• **Stored data**:
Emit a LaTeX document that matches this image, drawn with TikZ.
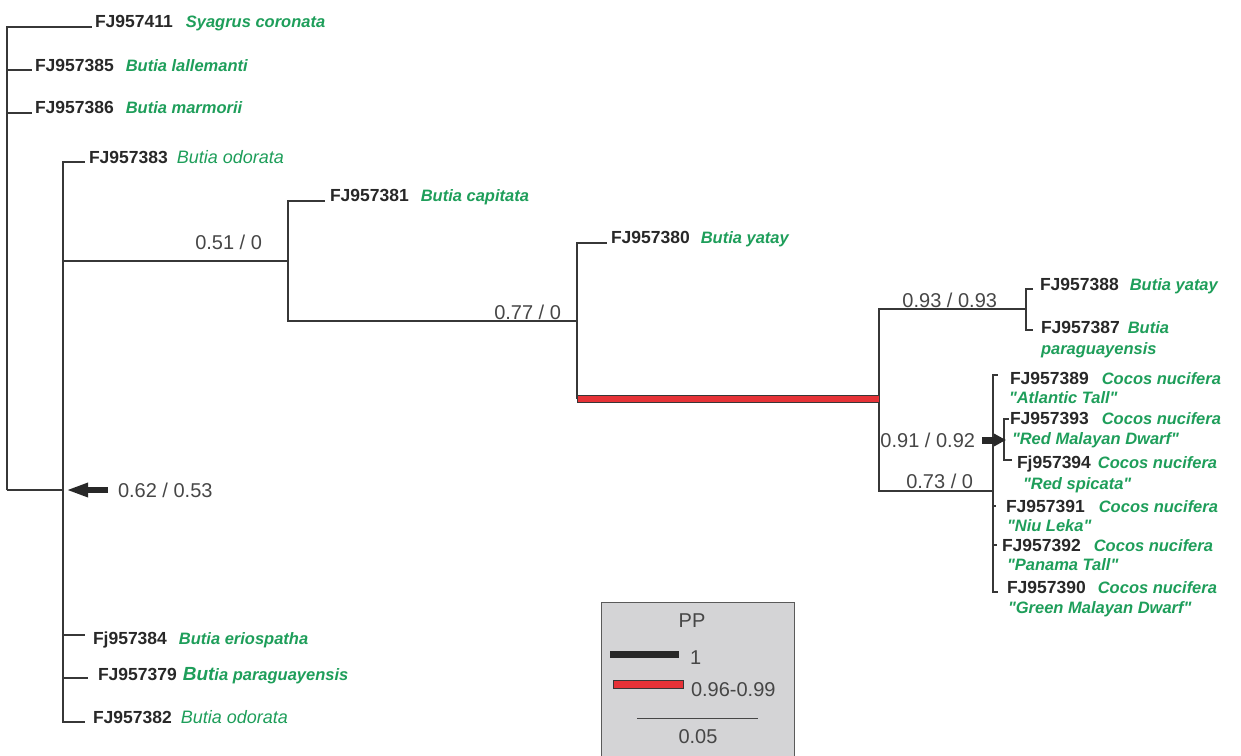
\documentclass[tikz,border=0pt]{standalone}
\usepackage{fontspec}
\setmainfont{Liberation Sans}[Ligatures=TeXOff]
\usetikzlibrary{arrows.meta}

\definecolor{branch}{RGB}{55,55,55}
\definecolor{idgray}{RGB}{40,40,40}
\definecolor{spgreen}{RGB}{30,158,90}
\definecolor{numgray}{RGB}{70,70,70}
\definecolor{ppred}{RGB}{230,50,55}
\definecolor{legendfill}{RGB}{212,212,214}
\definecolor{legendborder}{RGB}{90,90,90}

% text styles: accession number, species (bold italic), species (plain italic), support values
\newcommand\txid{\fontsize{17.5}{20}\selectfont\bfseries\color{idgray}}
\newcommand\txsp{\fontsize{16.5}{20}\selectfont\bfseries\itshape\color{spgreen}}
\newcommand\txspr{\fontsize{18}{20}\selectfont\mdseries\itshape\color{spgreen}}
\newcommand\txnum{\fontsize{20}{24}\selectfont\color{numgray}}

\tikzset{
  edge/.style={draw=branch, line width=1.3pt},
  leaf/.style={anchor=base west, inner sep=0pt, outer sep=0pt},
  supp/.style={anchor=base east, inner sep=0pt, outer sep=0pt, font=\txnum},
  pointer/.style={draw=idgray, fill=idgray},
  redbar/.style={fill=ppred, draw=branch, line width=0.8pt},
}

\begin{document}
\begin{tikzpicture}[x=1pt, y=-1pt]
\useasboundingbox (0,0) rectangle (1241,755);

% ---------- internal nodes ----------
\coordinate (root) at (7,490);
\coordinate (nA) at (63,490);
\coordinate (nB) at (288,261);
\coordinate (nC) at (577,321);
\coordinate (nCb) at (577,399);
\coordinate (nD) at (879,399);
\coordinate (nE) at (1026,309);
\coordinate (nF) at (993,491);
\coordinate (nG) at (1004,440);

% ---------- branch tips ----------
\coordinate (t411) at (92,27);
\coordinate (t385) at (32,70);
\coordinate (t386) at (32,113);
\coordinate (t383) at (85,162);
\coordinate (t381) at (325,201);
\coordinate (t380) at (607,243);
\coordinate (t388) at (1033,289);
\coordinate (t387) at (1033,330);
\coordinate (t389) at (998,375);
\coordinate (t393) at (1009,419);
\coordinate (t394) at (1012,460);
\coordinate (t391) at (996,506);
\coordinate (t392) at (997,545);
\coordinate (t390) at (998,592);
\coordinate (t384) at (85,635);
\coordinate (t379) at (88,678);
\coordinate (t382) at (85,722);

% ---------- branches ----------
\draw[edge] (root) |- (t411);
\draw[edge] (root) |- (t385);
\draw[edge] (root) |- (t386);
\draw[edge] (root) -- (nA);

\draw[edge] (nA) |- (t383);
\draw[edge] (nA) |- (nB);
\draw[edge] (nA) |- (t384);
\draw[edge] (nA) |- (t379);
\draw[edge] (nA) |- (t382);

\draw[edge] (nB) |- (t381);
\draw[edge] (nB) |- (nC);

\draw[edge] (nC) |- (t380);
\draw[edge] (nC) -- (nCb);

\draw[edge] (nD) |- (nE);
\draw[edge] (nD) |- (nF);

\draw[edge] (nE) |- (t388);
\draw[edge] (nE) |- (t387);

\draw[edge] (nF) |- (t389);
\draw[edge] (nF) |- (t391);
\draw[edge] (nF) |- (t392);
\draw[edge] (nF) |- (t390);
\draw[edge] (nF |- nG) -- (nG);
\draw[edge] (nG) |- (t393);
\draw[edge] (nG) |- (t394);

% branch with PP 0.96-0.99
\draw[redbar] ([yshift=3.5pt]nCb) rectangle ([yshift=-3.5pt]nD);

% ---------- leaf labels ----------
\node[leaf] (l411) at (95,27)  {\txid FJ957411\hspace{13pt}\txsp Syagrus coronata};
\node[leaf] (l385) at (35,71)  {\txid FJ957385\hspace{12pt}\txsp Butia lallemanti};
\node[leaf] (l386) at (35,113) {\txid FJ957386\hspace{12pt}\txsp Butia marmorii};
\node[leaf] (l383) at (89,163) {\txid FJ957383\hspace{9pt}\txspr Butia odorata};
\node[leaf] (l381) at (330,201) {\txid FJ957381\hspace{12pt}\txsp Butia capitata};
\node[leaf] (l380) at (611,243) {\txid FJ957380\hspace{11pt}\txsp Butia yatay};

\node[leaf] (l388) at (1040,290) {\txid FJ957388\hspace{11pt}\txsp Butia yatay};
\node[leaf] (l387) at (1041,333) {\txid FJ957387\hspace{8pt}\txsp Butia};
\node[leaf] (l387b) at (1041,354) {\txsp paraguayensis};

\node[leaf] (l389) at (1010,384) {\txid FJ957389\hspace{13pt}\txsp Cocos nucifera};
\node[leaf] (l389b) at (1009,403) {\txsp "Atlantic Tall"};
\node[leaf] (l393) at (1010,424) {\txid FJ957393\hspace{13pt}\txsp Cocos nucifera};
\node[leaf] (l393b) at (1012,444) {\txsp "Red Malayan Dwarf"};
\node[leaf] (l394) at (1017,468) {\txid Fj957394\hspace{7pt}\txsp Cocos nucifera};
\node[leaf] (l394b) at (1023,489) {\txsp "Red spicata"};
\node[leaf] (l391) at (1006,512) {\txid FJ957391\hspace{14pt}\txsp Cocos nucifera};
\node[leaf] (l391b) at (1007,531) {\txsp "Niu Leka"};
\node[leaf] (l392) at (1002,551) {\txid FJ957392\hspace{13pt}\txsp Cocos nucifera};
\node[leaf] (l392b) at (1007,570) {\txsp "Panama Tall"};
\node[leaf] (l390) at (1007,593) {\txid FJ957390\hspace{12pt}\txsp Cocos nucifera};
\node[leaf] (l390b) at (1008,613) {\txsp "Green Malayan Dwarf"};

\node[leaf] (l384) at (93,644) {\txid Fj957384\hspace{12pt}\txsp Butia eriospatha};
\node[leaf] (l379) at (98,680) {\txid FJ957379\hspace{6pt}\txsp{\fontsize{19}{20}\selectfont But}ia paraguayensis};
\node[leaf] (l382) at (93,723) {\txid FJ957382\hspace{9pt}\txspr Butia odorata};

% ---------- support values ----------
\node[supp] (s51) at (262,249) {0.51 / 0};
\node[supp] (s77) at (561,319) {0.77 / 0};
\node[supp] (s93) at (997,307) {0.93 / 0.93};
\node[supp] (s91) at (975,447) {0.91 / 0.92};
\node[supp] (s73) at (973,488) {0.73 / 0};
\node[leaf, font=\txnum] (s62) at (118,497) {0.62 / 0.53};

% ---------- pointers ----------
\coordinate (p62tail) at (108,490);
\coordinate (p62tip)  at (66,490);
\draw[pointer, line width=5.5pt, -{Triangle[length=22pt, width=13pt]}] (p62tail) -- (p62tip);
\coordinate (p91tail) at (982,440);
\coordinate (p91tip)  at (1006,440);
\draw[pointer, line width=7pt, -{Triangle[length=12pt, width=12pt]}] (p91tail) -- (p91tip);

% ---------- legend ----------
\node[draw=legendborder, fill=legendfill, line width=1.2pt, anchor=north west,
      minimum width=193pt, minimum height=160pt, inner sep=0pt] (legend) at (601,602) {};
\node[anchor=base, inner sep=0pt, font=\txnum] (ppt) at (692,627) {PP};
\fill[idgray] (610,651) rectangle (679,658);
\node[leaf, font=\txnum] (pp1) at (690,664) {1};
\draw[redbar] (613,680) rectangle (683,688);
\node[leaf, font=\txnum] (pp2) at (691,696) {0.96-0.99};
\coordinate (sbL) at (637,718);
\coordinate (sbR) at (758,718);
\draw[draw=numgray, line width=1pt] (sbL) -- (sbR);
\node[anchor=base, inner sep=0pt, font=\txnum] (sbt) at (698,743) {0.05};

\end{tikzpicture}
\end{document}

• **Short exercise**: The answer is the number of lines in the preceding material that hold "with"; write that number and nothing else.

• **Finished exercise**: 2